Hungary’s new TISZA administration has placed Szerencsejáték Zrt under formal scrutiny, with Finance Minister András Kármán accusing the state lottery and sports betting operator of directing revenues toward political propaganda rather than the public treasury.
The review forms part of a wider examination of state-run enterprises announced by Prime Minister Péter Magyar, who assumed office on 9 May following TISZA’s parliamentary election victory over Viktor Orbán and the Fidesz party.
Monopoly Under Examination
Szerencsejáték Zrt was established in 1991 and holds the exclusive legal right to distribute draw-based games, scratch cards and organised sports betting across Hungary. The operator reported revenue of €3.25bn in 2024 and paid €447m in taxes and regulatory contributions.
Kármán pledged “corruption-free and transparent management” of public enterprises and confirmed that special sector taxes introduced during the Orbán government will be phased out gradually. That commitment signals a departure from fiscal arrangements critics said channelled gambling revenues toward politically aligned media, public bodies and cultural sponsorships. The finance minister’s specific allegation is that Szerencsejáték Zrt diverted profits for “propaganda purposes” rather than routing them transparently to the state treasury.

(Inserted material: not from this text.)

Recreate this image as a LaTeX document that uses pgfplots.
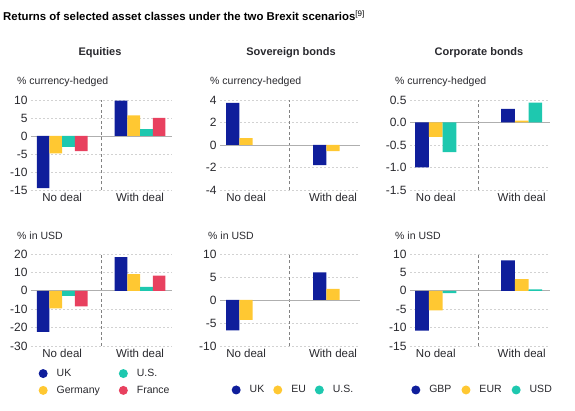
\documentclass[border=0pt]{standalone}
\usepackage{fontspec}
\setmainfont{Liberation Sans}
\usepackage{pgfplots}
\pgfplotsset{compat=1.18}
\definecolor{cUK}{RGB}{15,30,155}
\definecolor{cDE}{RGB}{255,200,50}
\definecolor{cUS}{RGB}{30,200,175}
\definecolor{cFR}{RGB}{232,65,95}
\definecolor{gridc}{RGB}{210,210,210}
\definecolor{zeroc}{RGB}{175,175,175}
\definecolor{divc}{RGB}{130,130,130}
\definecolor{txt}{RGB}{40,40,45}
\pgfplotsset{
  panel/.style={
    scale only axis, anchor=south west, clip=false,
    axis line style={draw=none},
    major tick length=0pt,
    ymajorgrids,
    major grid style={dash pattern=on 2pt off 2pt, color=gridc, line width=0.6pt},
    xtick={0,1}, xticklabels={No deal, With deal},
    xticklabel style={font=\fontsize{11.5}{13}\selectfont, text=txt},
    yticklabel style={font=\fontsize{12}{14}\selectfont, text=txt},
    /pgf/number format/assume math mode=true,
    extra x ticks={0.5}, extra x tick labels={},
    extra x tick style={grid=major, major grid style={dash pattern=on 3pt off 2.5pt, color=divc, line width=1pt}},
    extra y ticks={0}, extra y tick labels={},
    extra y tick style={grid=major, major grid style={solid, color=zeroc, line width=0.9pt}},
    legend style={draw=none, fill=none, inner sep=0pt, font=\fontsize{10.5}{12}\selectfont, text=txt,
      /tikz/every odd column/.append style={column sep=7pt}},
    legend cell align=left,
  },
  dotlegend/.style={legend image code/.code={\fill[##1] (0pt,0pt) circle (4.5pt);}},
}
\begin{document}
\begin{tikzpicture}
\useasboundingbox (0,0) rectangle (575pt,411pt);
\node[anchor=west, text=black, inner sep=0pt, font=\bfseries\fontsize{11.4}{13}\selectfont] at (3pt,395pt) {Returns of selected asset classes under the two Brexit scenarios\textsuperscript{\mdseries[9]}};
\node[text=txt, font=\bfseries\fontsize{11}{13}\selectfont] at (100pt,358pt) {Equities};
\node[text=txt, font=\bfseries\fontsize{11}{13}\selectfont] at (291pt,358pt) {Sovereign bonds};
\node[text=txt, font=\bfseries\fontsize{11}{13}\selectfont] at (479pt,358pt) {Corporate bonds};
\foreach \xx in {17,210,395} {
  \node[anchor=west, inner sep=0pt, text=txt, font=\fontsize{10.5}{12}\selectfont] at (\xx pt,329pt) {\% currency-hedged};
}
\foreach \xx in {17,208,395} {
  \node[anchor=west, inner sep=0pt, text=txt, font=\fontsize{10.5}{12}\selectfont] at (\xx pt,175pt) {\% in USD};
}

% ---- Equities, currency-hedged
\begin{axis}[panel, at={(31pt,221pt)}, width=141pt, height=90pt,
  xmin=-0.40, xmax=1.41, ymin=-15, ymax=10, ytick={-15,-10,...,10}]
\addplot[ybar, bar width=12.7pt, bar shift=-19.05pt, fill=cUK, draw=none] coordinates {(0,-14.5) (1,9.8)};
\addplot[ybar, bar width=12.7pt, bar shift=-6.35pt, fill=cDE, draw=none] coordinates {(0,-4.8) (1,5.7)};
\addplot[ybar, bar width=12.7pt, bar shift=6.35pt, fill=cUS, draw=none] coordinates {(0,-3.0) (1,1.9)};
\addplot[ybar, bar width=12.7pt, bar shift=19.05pt, fill=cFR, draw=none] coordinates {(0,-4.2) (1,5.0)};
\end{axis}

% ---- Sovereign bonds, currency-hedged
\begin{axis}[panel, at={(220pt,221pt)}, width=140pt, height=90pt,
  xmin=-0.30, xmax=1.31, ymin=-4, ymax=4, ytick={-4,-2,...,4}]
\addplot[ybar, bar width=13.3pt, bar shift=-13.3pt, fill=cUK, draw=none] coordinates {(0,3.75) (1,-1.8)};
\addplot[ybar, bar width=13.3pt, bar shift=0pt, fill=cDE, draw=none] coordinates {(0,0.6) (1,-0.55)};
\end{axis}

% ---- Corporate bonds, currency-hedged
\begin{axis}[panel, at={(410pt,221pt)}, width=140pt, height=90pt,
  xmin=-0.30, xmax=1.33, ymin=-1.5, ymax=0.5, ytick={-1.5,-1,...,0.5},
  yticklabel style={/pgf/number format/.cd, fixed, fixed zerofill, precision=1}]
\addplot[ybar, bar width=13.7pt, bar shift=-13.7pt, fill=cUK, draw=none] coordinates {(0,-1.0) (1,0.3)};
\addplot[ybar, bar width=13.7pt, bar shift=0pt, fill=cDE, draw=none] coordinates {(0,-0.32) (1,0.04)};
\addplot[ybar, bar width=13.7pt, bar shift=13.7pt, fill=cUS, draw=none] coordinates {(0,-0.66) (1,0.44)};
\end{axis}

% ---- Equities, in USD
\begin{axis}[panel, at={(31pt,65pt)}, width=141pt, height=92pt,
  xmin=-0.40, xmax=1.41, ymin=-30, ymax=20, ytick={-30,-20,...,20},
  legend columns=2, transpose legend,
  legend style={at={(axis description cs:0.053,-0.391)}, anchor=west,
    /tikz/every even column/.append style={column sep=17pt}, row sep=4pt}]
\addplot[ybar, bar width=12.7pt, bar shift=-19.05pt, fill=cUK, draw=none, dotlegend] coordinates {(0,-22.3) (1,18.3)};
\addplot[ybar, bar width=12.7pt, bar shift=-6.35pt, fill=cDE, draw=none, dotlegend] coordinates {(0,-9.5) (1,9.1)};
\addplot[ybar, bar width=12.7pt, bar shift=6.35pt, fill=cUS, draw=none, dotlegend] coordinates {(0,-2.7) (1,2.1)};
\addplot[ybar, bar width=12.7pt, bar shift=19.05pt, fill=cFR, draw=none, dotlegend] coordinates {(0,-8.5) (1,8.2)};
\legend{UK, Germany, U.S., France}
\end{axis}

% ---- Sovereign bonds, in USD
\begin{axis}[panel, at={(220pt,65pt)}, width=140pt, height=92pt,
  xmin=-0.30, xmax=1.31, ymin=-10, ymax=10, ytick={-10,-5,...,10},
  legend columns=3,
  legend style={at={(axis description cs:0.082,-0.478)}, anchor=west,
    /tikz/every even column/.append style={column sep=7pt}}]
\addplot[ybar, bar width=13.3pt, bar shift=-13.3pt, fill=cUK, draw=none, dotlegend] coordinates {(0,-6.6) (1,6.0)};
\addplot[ybar, bar width=13.3pt, bar shift=0pt, fill=cDE, draw=none, dotlegend] coordinates {(0,-4.3) (1,2.4)};
\addlegendimage{ybar, fill=cUS, draw=none, dotlegend}
\legend{UK, EU, U.S.}
\end{axis}

% ---- Corporate bonds, in USD
\begin{axis}[panel, at={(410pt,65pt)}, width=140pt, height=92pt,
  xmin=-0.30, xmax=1.33, ymin=-15, ymax=10, ytick={-15,-10,...,10},
  legend columns=3,
  legend style={at={(axis description cs:0.008,-0.478)}, anchor=west,
    /tikz/every even column/.append style={column sep=8pt}}]
\addplot[ybar, bar width=13.7pt, bar shift=-13.7pt, fill=cUK, draw=none, dotlegend] coordinates {(0,-10.8) (1,8.3)};
\addplot[ybar, bar width=13.7pt, bar shift=0pt, fill=cDE, draw=none, dotlegend] coordinates {(0,-5.3) (1,3.2)};
\addplot[ybar, bar width=13.7pt, bar shift=13.7pt, fill=cUS, draw=none, dotlegend] coordinates {(0,-0.6) (1,0.4)};
\legend{GBP, EUR, USD}
\end{axis}
\end{tikzpicture}
\end{document}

Kármán has pledged “corruption-free and transparent management” of public enterprises and confirmed that special sector taxes imposed during the Orbán administration would gradually be phased out. — Finance Minister András Kármán
Cultural Financing Also in Scope
Culture and social relations minister Zoltán Tarr has indicated the government will separately review public media and cultural financing mechanisms linked to lottery-generated funds. Committees have been tasked with examining the performance and political entanglements of state enterprises following 16 years of Orbán and Fidesz rule — a mandate that extends beyond gambling but places Szerencsejáték Zrt in a prominent position given the volume of funds historically routed through politically controlled channels.
Before TISZA’s election victory, Magyar publicly committed to investigating “stolen public funds” and “thousands of billions funnelled out through concession contracts.” Cabinet appointments were completed last week, and the review process is now under way.
Structural Questions Remain Open
The depth of any reform is uncertain. Szerencsejáték Zrt’s scale creates a structural constraint on how aggressively the new government can move. Analysts have described the position as a Catch-22: dismantling the monopoly reduces a reliable revenue stream; preserving it maintains the architecture that enabled political interference.
Hungary’s channelisation rate sits at approximately 54%, according to H2 Gambling Capital data, with substantial player activity flowing offshore. That figure reflects the absence of licensed private competition in a market where Szerencsejáték Zrt has remained the dominant operator despite partial liberalisation. Since 2023, operators based in the European Economic Area have been permitted to offer online sports betting under Act XXXIV of 1991 — but no licences have been issued in practice, leaving the market structure effectively unchanged.
European regulators have consistently tightened scrutiny of markets where unlicensed activity runs high, and a structural reset in Hungary could serve both state revenue objectives and broader EU compliance alignment. The extension of casino concessions to 2056 under the Orbán government remains one of the most politically charged legacy decisions the new administration must address.
Regulatory Framework
Act XXXIV of 1991 governs casinos, sports betting, lotteries and online gaming in Hungary. Regulatory oversight falls to the Supervisory Authority for Regulatory Affairs (SZTFH), led by Dr Marcell Bíró, which enforces blocking orders against unlicensed operators alongside its licensing and compliance functions.
The wider Hungarian gambling market is valued at over $1.7bn, with online betting growing. TISZA’s pro-EU positioning suggests any reconfiguration would aim to bring Hungary closer to multi-operator licensing frameworks common across the bloc. Europe’s regulated gambling market generated €123.4bn in GGR in 2024, a figure that underlines how much revenue a well-functioning open market can deliver to state coffers — and how much Hungary may be leaving on the table under its current closed model.
Whether TISZA moves to revisit concession terms or limits its intervention to governance reforms at Szerencsejáték Zrt will define the scale of market disruption ahead. No formal timeline for the review has been confirmed.